Unsafe code must obey exactly the same rules as safe code. You don't get to "turn off the borrow-checker" or "turn off the type system", you just get the capability to perform some new dangerous operations, and it's your responsibility to ensure they uphold the same rules as safe code.
Exactly. That's why the snippet comes with a big fat warning and strict rules that the program needs to adhere to to make the guarantees that any reads to the memory region already see initialized code.
@Coding-Badly
Yep, I was just trying to jog my memory about AVR processors having something like that.
@alice
The fact that the invalid memory is behind a raw pointer is very important for the UB rules, because raw pointers are not required to point at a valid value.
I think that is considered UB because safe code may be optimized in a way that it accesses that invalid region, while *mut can only be accessed in unsafe code, where the compiler can rely on the programmer to guarantee that access only happens if the memory is verified to be valid. (Also I think unsafe code is not rearranged by the compiler?). Or simply that by doing that you will most likely shoot yourself in the leg, because in most cases it cannot be guaranteed that no accesses happen to that variable, even in safe code.
However, that cannot be used to argue that it isn't UB because the relationship between UB and miscompiled is only a one-way relation:
I agree, however I'm starting to have the feeling we are conflating two things. UB-suspicious code as in badly written code itself, and the actual UB, that happens when the hardware is running the UB-suspicious binary, and triggering a code path where it starts exhibiting undefined behaviour ie. doing random stuff, that is not what we would expect by looking at the code.
you must refer to the rules for UB instead.

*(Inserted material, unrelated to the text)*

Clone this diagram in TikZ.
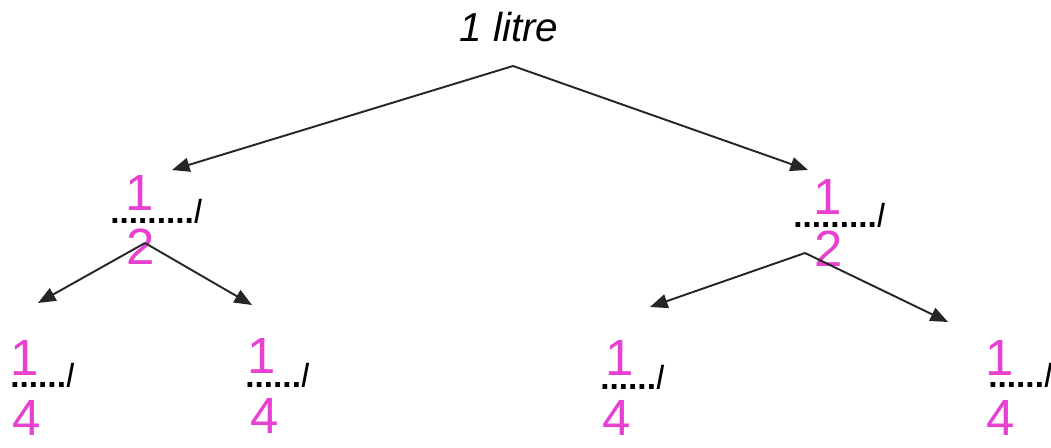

The rule you must be referring to is this: Producing an invalid value, even in private fields and locals.
. Which is clearly documented, and I guess we all agree on why it's bad.

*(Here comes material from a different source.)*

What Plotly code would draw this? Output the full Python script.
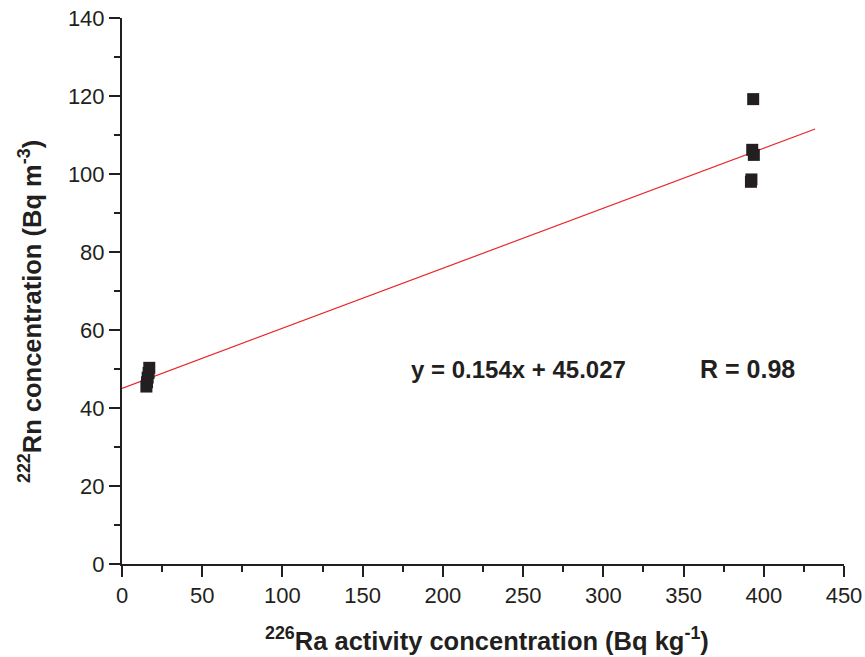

TLDR: But as I finished writing up my answers, I think I finally locked in on what is the root of the debate here is:
Should a value be considered produced if it's ephemeral and it's replaced before anyone else has a chance to read it? Can a value unknown to all influence the behaviour of the application?

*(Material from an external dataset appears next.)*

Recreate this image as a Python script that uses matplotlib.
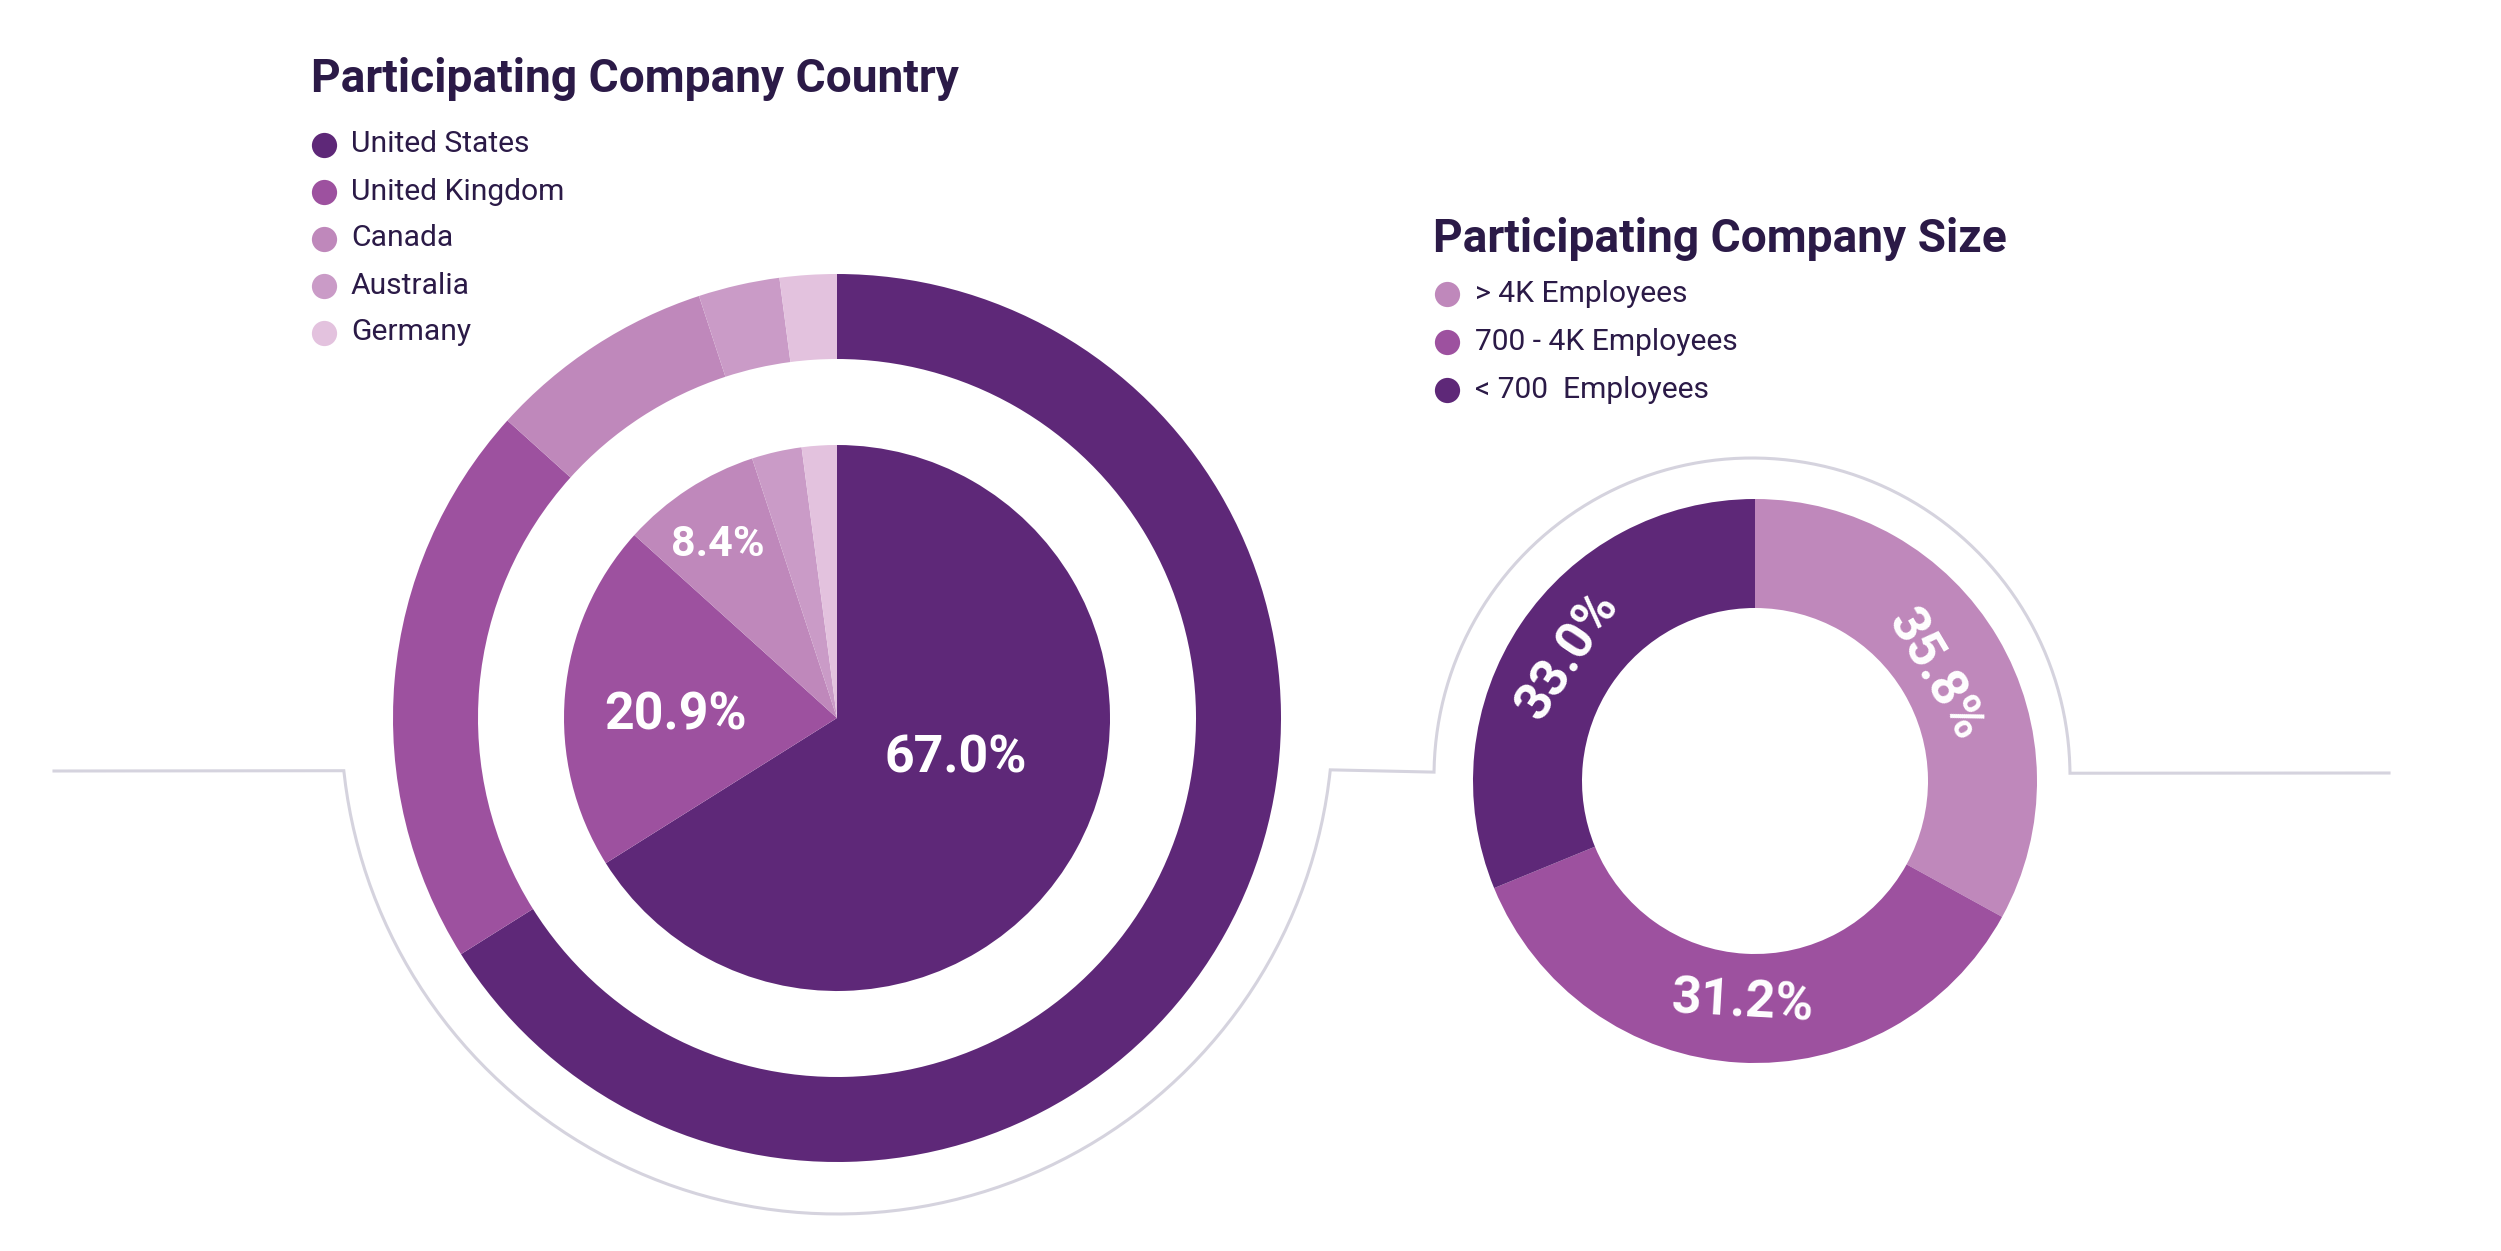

In a more real-world - albeit contrived - example, can me writing down the base64 encoded private key for Satoshi Nokomoto's wallet and hiding it in a backpack in the woods impact your life, IF you don't have knowledge about it? Even if you do have knowledge about it, it doesn't necessarily impact your life, because you may or may not go searching for it, depending on your concience, but if you don't know about it, it CANNOT impact your life.